5.4 Meta‑ethics and normative frameworks

Reinforcement learning optimizes for reward, but reward functions encode human values that differ across cultures. Meta‑ethical questions arise: Should the agent maximize happiness, adhere to duty‑based ethics, or balance fairness with autonomy? Macaron addresses this by learning normative priors from cultural data. In Japan, where harmony and respect for social order are prized, the reward model emphasizes politeness, consensus and subtlety. In Korea, which values community resilience and bold innovation, the model rewards proactive assistance and transparency. These normative frameworks are not static; users can adjust ethical sliders, and Macaron explores value space under constraints. An ongoing research direction is integrating formal ethical theories—utilitarianism, deontology, virtue ethics—into RL agents so that they can explain the moral trade‑offs behind their actions. This is especially important for high‑impact decisions such as financial planning or healthcare recommendations.

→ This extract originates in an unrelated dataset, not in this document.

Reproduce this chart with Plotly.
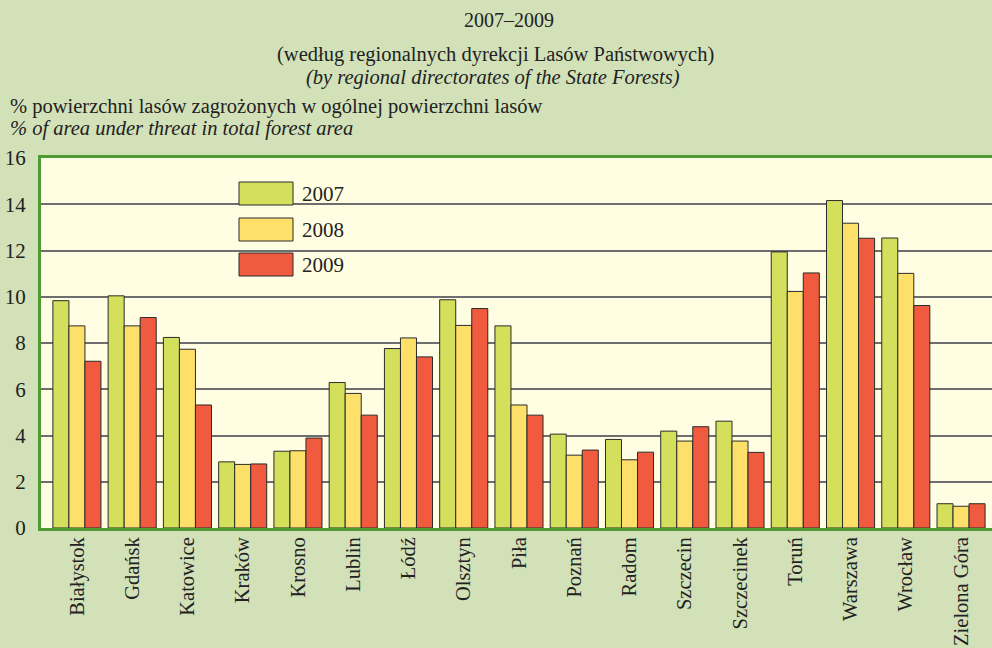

5.5 Future directions: social RL and group rewards

Personal agents increasingly mediate interactions within families, teams and communities. Social reinforcement learning extends RL to multi‑agent settings, where agents must consider the welfare of multiple stakeholders. For example, when scheduling a family event, Macaron must balance individual preferences (privacy, workload) with collective satisfaction. Group rewards can be shaped using Pareto efficiency—ensuring that improving one member's outcome does not harm others—or fair division principles. In cross‑lingual contexts, group communication may happen in multiple languages; the agent must unify rewards across language boundaries while respecting cultural norms. Future research will explore equitable RL where marginalized voices are weighted more heavily, ensuring inclusivity. Other avenues include self‑play to simulate interactions between agents, meta‑learning to adapt to new group dynamics, and causal inference to disentangle correlation from causation in social feedback. These advances will allow Macaron and similar personal AIs to move from one‑to‑one interactions to orchestrating social experiences, making them invaluable partners in both Japanese and Korean society.